--- START OF SOURCE MATERIAL ---

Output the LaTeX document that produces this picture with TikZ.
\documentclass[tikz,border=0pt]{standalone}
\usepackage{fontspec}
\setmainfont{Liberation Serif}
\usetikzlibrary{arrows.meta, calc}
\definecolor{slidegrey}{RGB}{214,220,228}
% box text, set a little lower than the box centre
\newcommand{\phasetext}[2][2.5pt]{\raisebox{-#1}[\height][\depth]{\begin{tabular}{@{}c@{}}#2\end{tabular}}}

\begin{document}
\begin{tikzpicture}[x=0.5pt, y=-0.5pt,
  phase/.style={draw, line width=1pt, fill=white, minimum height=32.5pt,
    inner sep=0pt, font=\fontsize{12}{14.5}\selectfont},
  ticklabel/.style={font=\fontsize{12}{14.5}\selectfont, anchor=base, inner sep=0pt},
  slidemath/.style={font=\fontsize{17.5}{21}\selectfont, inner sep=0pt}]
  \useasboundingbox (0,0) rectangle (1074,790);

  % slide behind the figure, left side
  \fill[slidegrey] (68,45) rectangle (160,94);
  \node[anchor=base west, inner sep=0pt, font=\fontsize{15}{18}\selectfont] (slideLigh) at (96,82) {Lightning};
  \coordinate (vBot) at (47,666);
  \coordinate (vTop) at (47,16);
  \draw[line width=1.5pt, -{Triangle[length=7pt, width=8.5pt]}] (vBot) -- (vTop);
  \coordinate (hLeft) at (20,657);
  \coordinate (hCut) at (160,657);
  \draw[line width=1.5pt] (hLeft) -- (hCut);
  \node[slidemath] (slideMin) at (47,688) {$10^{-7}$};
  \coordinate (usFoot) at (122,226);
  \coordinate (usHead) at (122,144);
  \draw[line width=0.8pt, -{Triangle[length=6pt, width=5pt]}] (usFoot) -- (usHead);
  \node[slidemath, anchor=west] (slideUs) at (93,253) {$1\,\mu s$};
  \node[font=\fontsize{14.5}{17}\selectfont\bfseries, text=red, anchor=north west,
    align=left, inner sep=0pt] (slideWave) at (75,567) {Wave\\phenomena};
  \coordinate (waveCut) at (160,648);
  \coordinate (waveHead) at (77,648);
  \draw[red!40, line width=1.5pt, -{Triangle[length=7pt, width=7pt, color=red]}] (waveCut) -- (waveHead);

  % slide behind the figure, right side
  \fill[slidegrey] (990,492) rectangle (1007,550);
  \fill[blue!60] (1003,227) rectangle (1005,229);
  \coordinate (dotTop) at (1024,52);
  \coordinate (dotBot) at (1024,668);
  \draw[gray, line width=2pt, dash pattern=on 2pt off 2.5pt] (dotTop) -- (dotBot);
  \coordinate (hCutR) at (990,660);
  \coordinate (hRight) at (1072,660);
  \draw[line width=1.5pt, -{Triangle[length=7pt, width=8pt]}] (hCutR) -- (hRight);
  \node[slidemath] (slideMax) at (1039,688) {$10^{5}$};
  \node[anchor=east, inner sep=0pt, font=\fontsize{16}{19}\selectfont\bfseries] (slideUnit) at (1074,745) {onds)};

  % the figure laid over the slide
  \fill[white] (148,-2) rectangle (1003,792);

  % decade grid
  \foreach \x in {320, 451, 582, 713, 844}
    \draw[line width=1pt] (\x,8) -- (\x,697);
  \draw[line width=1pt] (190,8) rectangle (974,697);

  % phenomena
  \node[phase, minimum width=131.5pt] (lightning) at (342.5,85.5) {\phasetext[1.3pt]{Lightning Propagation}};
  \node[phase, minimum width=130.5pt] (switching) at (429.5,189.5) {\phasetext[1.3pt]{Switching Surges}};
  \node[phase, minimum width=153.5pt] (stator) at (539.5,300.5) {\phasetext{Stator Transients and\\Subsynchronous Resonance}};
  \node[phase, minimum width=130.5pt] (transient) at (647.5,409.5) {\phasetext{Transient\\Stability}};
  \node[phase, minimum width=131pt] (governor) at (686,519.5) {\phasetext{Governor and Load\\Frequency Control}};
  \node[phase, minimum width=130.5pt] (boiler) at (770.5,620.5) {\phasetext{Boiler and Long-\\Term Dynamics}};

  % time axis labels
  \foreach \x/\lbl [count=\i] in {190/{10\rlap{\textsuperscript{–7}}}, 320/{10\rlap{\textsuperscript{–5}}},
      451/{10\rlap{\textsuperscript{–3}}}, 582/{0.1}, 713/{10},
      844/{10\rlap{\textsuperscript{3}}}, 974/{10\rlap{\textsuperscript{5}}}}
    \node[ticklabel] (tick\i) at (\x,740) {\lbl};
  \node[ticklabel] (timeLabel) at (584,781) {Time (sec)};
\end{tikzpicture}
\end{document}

--- END OF SOURCE MATERIAL ---
--- START OF SOURCE MATERIAL ---

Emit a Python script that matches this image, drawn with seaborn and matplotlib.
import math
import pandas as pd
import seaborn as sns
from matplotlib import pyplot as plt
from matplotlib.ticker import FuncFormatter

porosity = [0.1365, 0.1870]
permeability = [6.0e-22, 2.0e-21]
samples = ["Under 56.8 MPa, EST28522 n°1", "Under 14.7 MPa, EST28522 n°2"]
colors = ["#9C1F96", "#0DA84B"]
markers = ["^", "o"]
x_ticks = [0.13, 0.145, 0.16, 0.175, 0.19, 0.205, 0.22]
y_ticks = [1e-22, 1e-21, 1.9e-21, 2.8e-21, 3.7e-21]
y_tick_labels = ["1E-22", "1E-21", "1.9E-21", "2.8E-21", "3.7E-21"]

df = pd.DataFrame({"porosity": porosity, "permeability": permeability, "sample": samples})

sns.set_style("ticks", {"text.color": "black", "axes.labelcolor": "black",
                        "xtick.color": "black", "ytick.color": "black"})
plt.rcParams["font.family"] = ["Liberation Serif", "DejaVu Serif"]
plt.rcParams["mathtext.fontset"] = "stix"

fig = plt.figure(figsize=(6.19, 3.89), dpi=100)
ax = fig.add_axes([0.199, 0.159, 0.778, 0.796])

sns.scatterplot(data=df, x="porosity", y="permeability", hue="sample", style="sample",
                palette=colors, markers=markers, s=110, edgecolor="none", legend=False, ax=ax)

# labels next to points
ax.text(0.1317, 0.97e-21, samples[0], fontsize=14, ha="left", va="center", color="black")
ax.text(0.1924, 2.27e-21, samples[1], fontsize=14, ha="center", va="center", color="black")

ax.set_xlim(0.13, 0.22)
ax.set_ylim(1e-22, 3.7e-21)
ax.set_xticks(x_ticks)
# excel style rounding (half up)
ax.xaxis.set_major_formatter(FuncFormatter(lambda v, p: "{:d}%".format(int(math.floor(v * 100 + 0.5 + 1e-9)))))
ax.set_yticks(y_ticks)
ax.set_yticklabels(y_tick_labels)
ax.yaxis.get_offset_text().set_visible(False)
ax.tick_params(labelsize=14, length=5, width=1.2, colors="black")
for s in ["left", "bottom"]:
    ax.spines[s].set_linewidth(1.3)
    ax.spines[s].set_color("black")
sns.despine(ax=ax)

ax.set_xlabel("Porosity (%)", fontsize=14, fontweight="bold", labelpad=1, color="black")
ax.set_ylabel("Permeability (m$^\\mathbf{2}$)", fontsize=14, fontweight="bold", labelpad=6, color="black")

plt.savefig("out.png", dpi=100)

--- END OF SOURCE MATERIAL ---
--- START OF SOURCE MATERIAL ---

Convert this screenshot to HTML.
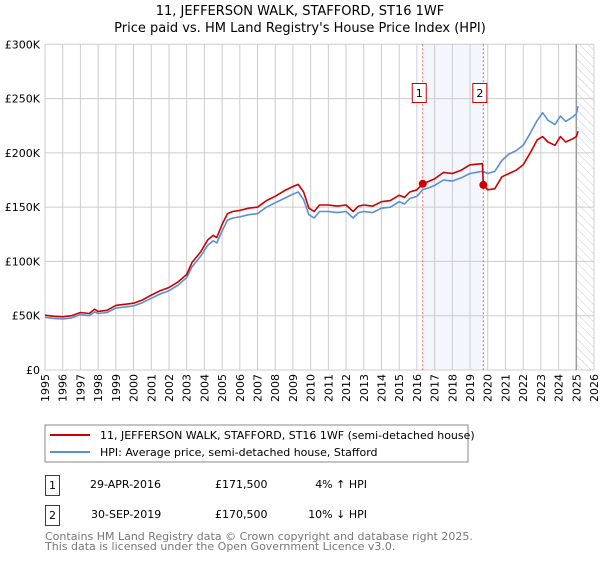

--- END OF SOURCE MATERIAL ---

For the entries above, state how many lines contain the word "with". Provide the number by itself.

2